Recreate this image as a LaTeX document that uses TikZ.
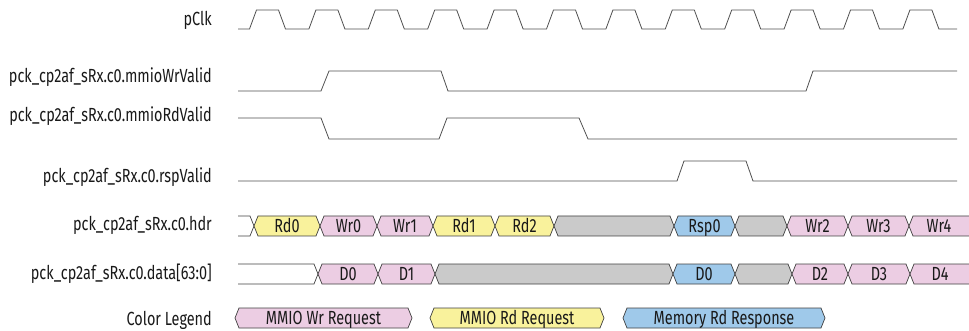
\documentclass[tikz,border=0pt]{standalone}
\usepackage{fontspec}
\setmainfont{Fira Sans}[FakeStretch=0.76]
\usepackage{tikz}

\definecolor{wrpink}{HTML}{ECCDE3}
\definecolor{rdyellow}{HTML}{F9F29C}
\definecolor{rspblue}{HTML}{9FC9EA}
\definecolor{idlegray}{HTML}{CACACA}
\definecolor{wavegray}{HTML}{505050}

\newcommand{\busshape}[4]{%
	\filldraw[bus, fill=#4] (#1,#3) -- (#1+4,#3-10) -- (#2-4,#3-10) -- (#2,#3) -- (#2-4,#3+10) -- (#1+4,#3+10) -- cycle;}
\newcommand{\busseg}[6]{%
	\busshape{#2}{#3}{#4}{#5}
	\node[bustext] (#1) at ({(#2+#3)/2},#4+6.5) {#6};}

\begin{document}
\begin{tikzpicture}[x=1pt, y=-1pt,
	wave/.style={draw=wavegray, line width=0.8pt},
	bus/.style={draw=black!75, line width=0.7pt},
	bustext/.style={anchor=base, inner sep=0pt, font=\fontsize{19}{20}\selectfont, text=black!90},
	lbl/.style={anchor=base east, inner sep=0pt, font=\fontsize{19}{20}\selectfont, text=black!90}]
							\useasboundingbox (0,0) rectangle (969,331);
							
							\node[lbl] (clk) at (212,26) {pClk};
							\node[lbl] (wrvalid) at (212,83) {pck\_cp2af\_sRx.c0.mmioWrValid};
							\node[lbl] (rdvalid) at (212,122) {pck\_cp2af\_sRx.c0.mmioRdValid};
							\node[lbl] (rspvalid) at (212,183) {pck\_cp2af\_sRx.c0.rspValid};
							\node[lbl] (hdr) at (212,231) {pck\_cp2af\_sRx.c0.hdr};
							\node[lbl] (data) at (212,279) {pck\_cp2af\_sRx.c0.data[63:0]};
							\node[lbl] (legend) at (212,325) {Color Legend};
							
							\draw[wave] (238,29) -- (249.5,29)
								-- ++(7,-19) -- ++(22,0) -- ++(7,19) -- ++(23.4,0)
								-- ++(7,-19) -- ++(22,0) -- ++(7,19) -- ++(23.4,0)
								-- ++(7,-19) -- ++(22,0) -- ++(7,19) -- ++(23.4,0)
								-- ++(7,-19) -- ++(22,0) -- ++(7,19) -- ++(23.4,0)
								-- ++(7,-19) -- ++(22,0) -- ++(7,19) -- ++(23.4,0)
								-- ++(7,-19) -- ++(22,0) -- ++(7,19) -- ++(23.4,0)
								-- ++(7,-19) -- ++(22,0) -- ++(7,19) -- ++(23.4,0)
								-- ++(7,-19) -- ++(22,0) -- ++(7,19) -- ++(23.4,0)
								-- ++(7,-19) -- ++(22,0) -- ++(7,19) -- ++(23.4,0)
								-- ++(7,-19) -- ++(22,0) -- ++(7,19) -- ++(23.4,0)
								-- ++(7,-19) -- ++(22,0) -- ++(7,19) -- ++(23.4,0)
								-- ++(7,-19) -- ++(22,0) -- ++(7,19) -- (957,29);
							
							\draw[wave] (238,91) -- (321,91) -- (329,71) -- (441,71) -- (448,91) -- (806,91) -- (813,71) -- (957,71);
							\draw[wave] (238,118) -- (321,118) -- (329,139) -- (439,139) -- (447,118) -- (579,118) -- (588,139) -- (957,139);
							\draw[wave] (238,181) -- (677,181) -- (684,161) -- (746,161) -- (753,181) -- (957,181);
							
							\draw[bus] (238,216) -- (250,216) -- (254,226) -- (250,236) -- (238,236);
							\busseg{hrd0}{254}{320}{226}{rdyellow}{Rd0}
							\busseg{hwr0}{320}{377}{226}{wrpink}{Wr0}
							\busseg{hwr1}{377}{433}{226}{wrpink}{Wr1}
							\busseg{hrd1}{433}{495}{226}{rdyellow}{Rd1}
							\busseg{hrd2}{495}{554}{226}{rdyellow}{Rd2}
							\busshape{554}{674}{226}{idlegray}
							\busseg{hrsp0}{674}{735}{226}{rspblue}{Rsp0}
							\busshape{735}{787}{226}{idlegray}
							\busseg{hwr2}{787}{848}{226}{wrpink}{Wr2}
							\busseg{hwr3}{848}{909}{226}{wrpink}{Wr3}
							\busshape{909}{990}{226}{wrpink}
							\node[bustext] (hwr4) at (939,232.5) {Wr4};
							
							\draw[bus] (238,264) -- (314,264) -- (318,274) -- (314,284) -- (238,284);
							\busseg{dd0}{318}{378}{274}{wrpink}{D0}
							\busseg{dd1}{378}{435}{274}{wrpink}{D1}
							\busshape{435}{673}{274}{idlegray}
							\busseg{drsp0}{673}{735}{274}{rspblue}{D0}
							\busshape{735}{792}{274}{idlegray}
							\busseg{dd2}{792}{848}{274}{wrpink}{D2}
							\busseg{dd3}{848}{910}{274}{wrpink}{D3}
							\busshape{910}{990}{274}{wrpink}
							\node[bustext] (dd4) at (940,280.5) {D4};
							
							\busseg{keywr}{235}{412}{318}{wrpink}{MMIO Wr Request}
							\busseg{keyrd}{430}{604}{318}{rdyellow}{MMIO Rd Request}
							\busseg{keyrsp}{623}{825}{318}{rspblue}{Memory Rd Response}
						\end{tikzpicture}
\end{document}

###

THE TASK
Without the pictures, copy the material exactly as given.

EXERCISE ANSWER
Recreate this image as a LaTeX document that uses TikZ.
\documentclass[tikz,border=0pt]{standalone}
\usepackage{fontspec}
\setmainfont{Fira Sans}[FakeStretch=0.76]
\usepackage{tikz}

\definecolor{wrpink}{HTML}{ECCDE3}
\definecolor{rdyellow}{HTML}{F9F29C}
\definecolor{rspblue}{HTML}{9FC9EA}
\definecolor{idlegray}{HTML}{CACACA}
\definecolor{wavegray}{HTML}{505050}

\newcommand{\busshape}[4]{%
	\filldraw[bus, fill=#4] (#1,#3) -- (#1+4,#3-10) -- (#2-4,#3-10) -- (#2,#3) -- (#2-4,#3+10) -- (#1+4,#3+10) -- cycle;}
\newcommand{\busseg}[6]{%
	\busshape{#2}{#3}{#4}{#5}
	\node[bustext] (#1) at ({(#2+#3)/2},#4+6.5) {#6};}

\begin{document}
\begin{tikzpicture}[x=1pt, y=-1pt,
	wave/.style={draw=wavegray, line width=0.8pt},
	bus/.style={draw=black!75, line width=0.7pt},
	bustext/.style={anchor=base, inner sep=0pt, font=\fontsize{19}{20}\selectfont, text=black!90},
	lbl/.style={anchor=base east, inner sep=0pt, font=\fontsize{19}{20}\selectfont, text=black!90}]
							\useasboundingbox (0,0) rectangle (969,331);
							
							\node[lbl] (clk) at (212,26) {pClk};
							\node[lbl] (wrvalid) at (212,83) {pck\_cp2af\_sRx.c0.mmioWrValid};
							\node[lbl] (rdvalid) at (212,122) {pck\_cp2af\_sRx.c0.mmioRdValid};
							\node[lbl] (rspvalid) at (212,183) {pck\_cp2af\_sRx.c0.rspValid};
							\node[lbl] (hdr) at (212,231) {pck\_cp2af\_sRx.c0.hdr};
							\node[lbl] (data) at (212,279) {pck\_cp2af\_sRx.c0.data[63:0]};
							\node[lbl] (legend) at (212,325) {Color Legend};
							
							\draw[wave] (238,29) -- (249.5,29)
								-- ++(7,-19) -- ++(22,0) -- ++(7,19) -- ++(23.4,0)
								-- ++(7,-19) -- ++(22,0) -- ++(7,19) -- ++(23.4,0)
								-- ++(7,-19) -- ++(22,0) -- ++(7,19) -- ++(23.4,0)
								-- ++(7,-19) -- ++(22,0) -- ++(7,19) -- ++(23.4,0)
								-- ++(7,-19) -- ++(22,0) -- ++(7,19) -- ++(23.4,0)
								-- ++(7,-19) -- ++(22,0) -- ++(7,19) -- ++(23.4,0)
								-- ++(7,-19) -- ++(22,0) -- ++(7,19) -- ++(23.4,0)
								-- ++(7,-19) -- ++(22,0) -- ++(7,19) -- ++(23.4,0)
								-- ++(7,-19) -- ++(22,0) -- ++(7,19) -- ++(23.4,0)
								-- ++(7,-19) -- ++(22,0) -- ++(7,19) -- ++(23.4,0)
								-- ++(7,-19) -- ++(22,0) -- ++(7,19) -- ++(23.4,0)
								-- ++(7,-19) -- ++(22,0) -- ++(7,19) -- (957,29);
							
							\draw[wave] (238,91) -- (321,91) -- (329,71) -- (441,71) -- (448,91) -- (806,91) -- (813,71) -- (957,71);
							\draw[wave] (238,118) -- (321,118) -- (329,139) -- (439,139) -- (447,118) -- (579,118) -- (588,139) -- (957,139);
							\draw[wave] (238,181) -- (677,181) -- (684,161) -- (746,161) -- (753,181) -- (957,181);
							
							\draw[bus] (238,216) -- (250,216) -- (254,226) -- (250,236) -- (238,236);
							\busseg{hrd0}{254}{320}{226}{rdyellow}{Rd0}
							\busseg{hwr0}{320}{377}{226}{wrpink}{Wr0}
							\busseg{hwr1}{377}{433}{226}{wrpink}{Wr1}
							\busseg{hrd1}{433}{495}{226}{rdyellow}{Rd1}
							\busseg{hrd2}{495}{554}{226}{rdyellow}{Rd2}
							\busshape{554}{674}{226}{idlegray}
							\busseg{hrsp0}{674}{735}{226}{rspblue}{Rsp0}
							\busshape{735}{787}{226}{idlegray}
							\busseg{hwr2}{787}{848}{226}{wrpink}{Wr2}
							\busseg{hwr3}{848}{909}{226}{wrpink}{Wr3}
							\busshape{909}{990}{226}{wrpink}
							\node[bustext] (hwr4) at (939,232.5) {Wr4};
							
							\draw[bus] (238,264) -- (314,264) -- (318,274) -- (314,284) -- (238,284);
							\busseg{dd0}{318}{378}{274}{wrpink}{D0}
							\busseg{dd1}{378}{435}{274}{wrpink}{D1}
							\busshape{435}{673}{274}{idlegray}
							\busseg{drsp0}{673}{735}{274}{rspblue}{D0}
							\busshape{735}{792}{274}{idlegray}
							\busseg{dd2}{792}{848}{274}{wrpink}{D2}
							\busseg{dd3}{848}{910}{274}{wrpink}{D3}
							\busshape{910}{990}{274}{wrpink}
							\node[bustext] (dd4) at (940,280.5) {D4};
							
							\busseg{keywr}{235}{412}{318}{wrpink}{MMIO Wr Request}
							\busseg{keyrd}{430}{604}{318}{rdyellow}{MMIO Rd Request}
							\busseg{keyrsp}{623}{825}{318}{rspblue}{Memory Rd Response}
						\end{tikzpicture}
\end{document}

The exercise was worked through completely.